Data Classification in Trade Finance Industry

In the rapidly evolving landscape of global commerce, trade finance plays a pivotal role in facilitating transactions between parties across borders. With the digital transformation sweeping through industries, the trade finance sector is also witnessing a paradigm shift. One crucial aspect that demands meticulous attention in this transformation is data classification. Data classification in trade finance is not merely about organizing information; it serves as the cornerstone for security, compliance, and efficiency in a complex ecosystem. In this thought leadership article let’s explore the significance of data classification in the trade finance industry, highlighting its role in enhancing processes, mitigating risks, and fostering trust among stakeholders.

 

What is data classification?

Data classification is the process of categorizing data based on its content, sensitivity, importance, and usage. It involves organizing data into different categories or levels, typically for the purpose of managing and protecting it more effectively. In the context of trade finance, data encompasses a vast array of documents, including contracts, invoices, bills of lading, letters of credit, and financial statements. Proper classification of these documents and the information from these documents are crucial for efficient management, risk mitigation, and compliance adherence. The classification of data typically involves assigning labels, tags, or metadata to data sets to indicate their level of sensitivity, confidentiality, regulatory requirements, and its use.

 

Efficient data classification streamlines workflows by providing clarity on the type and importance of information. Moreover, automated classification systems leverage machine learning algorithms to identify patterns and anomalies, thereby optimizing resource allocation and decision-making processes.

 

Why data classification is important?

Trade finance documents often contain sensitive information. These documents are crucial in facilitating international trade transactions, and they typically include details about the parties involved, financial terms, shipping information, product descriptions.

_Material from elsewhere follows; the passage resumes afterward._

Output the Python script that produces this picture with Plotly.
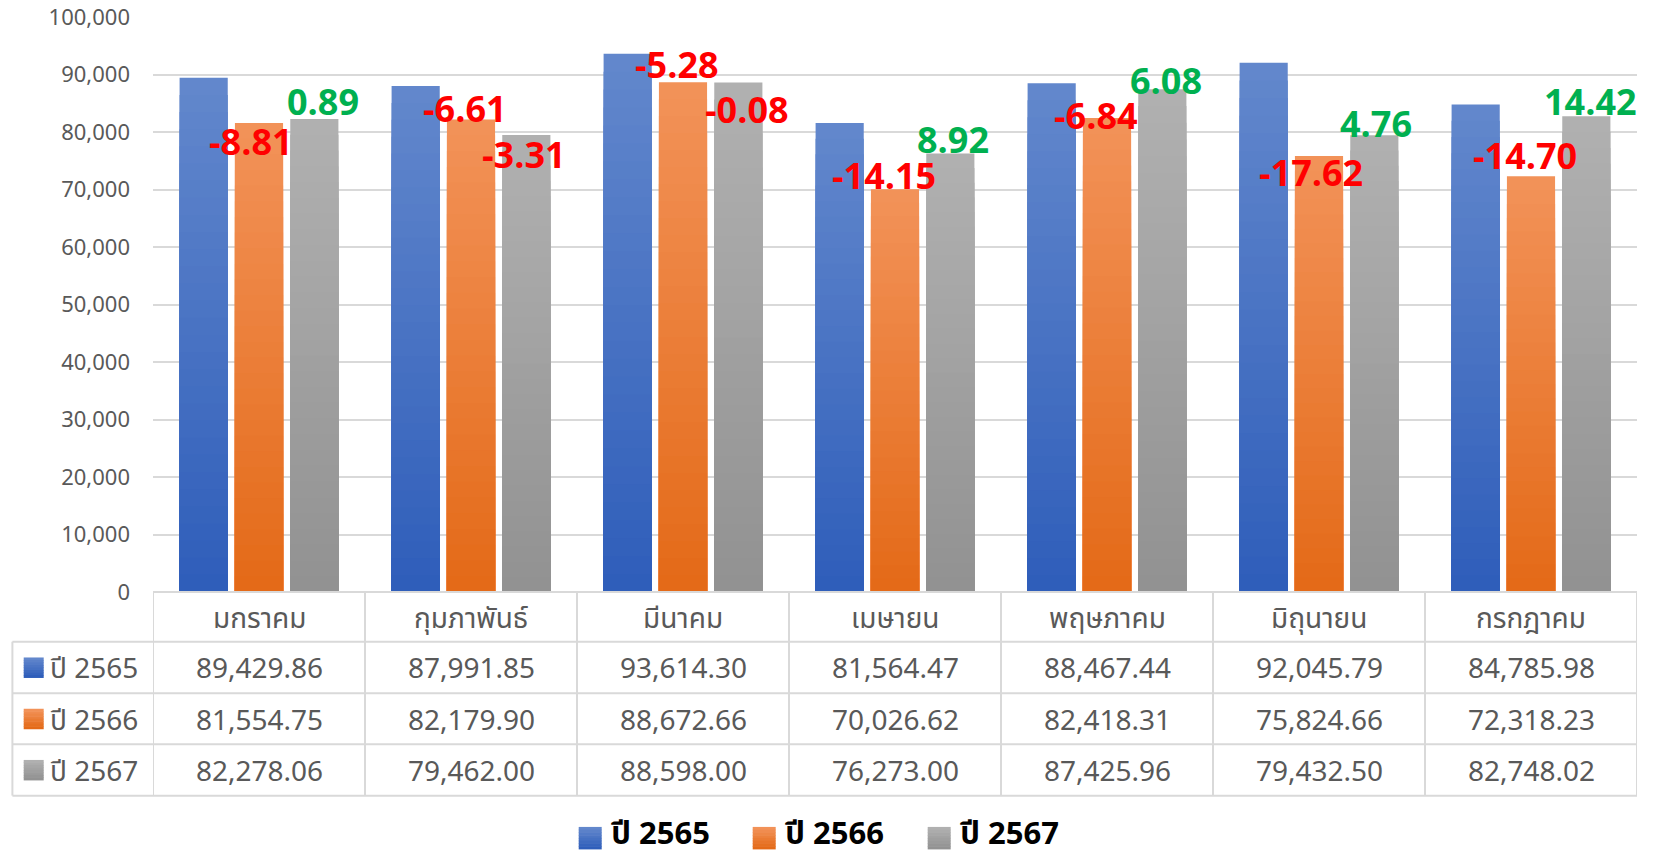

Given the sensitive nature of this information, it is essential to handle trade finance documents with care and ensure proper security measures are in place to protect them from unauthorized access or disclosure. Unauthorized access to such information could potentially lead to fraud, financial losses, or other detrimental consequences for the parties involved in the transaction.

 

However, not all data needs to be treated the same way. There are certain data that are public and non-critical in nature with huge potential and when a bank applies one-size-fits-all approach it could lead to overprotection of non-sensitive data or worse, dilution of sensitivity towards the critical data. So proper classification makes it possible to afford the right level of protection for critical data resources and at the same time drive innovation by putting the data for the right use. After all data that’s inaccessible delivers no value for the bank.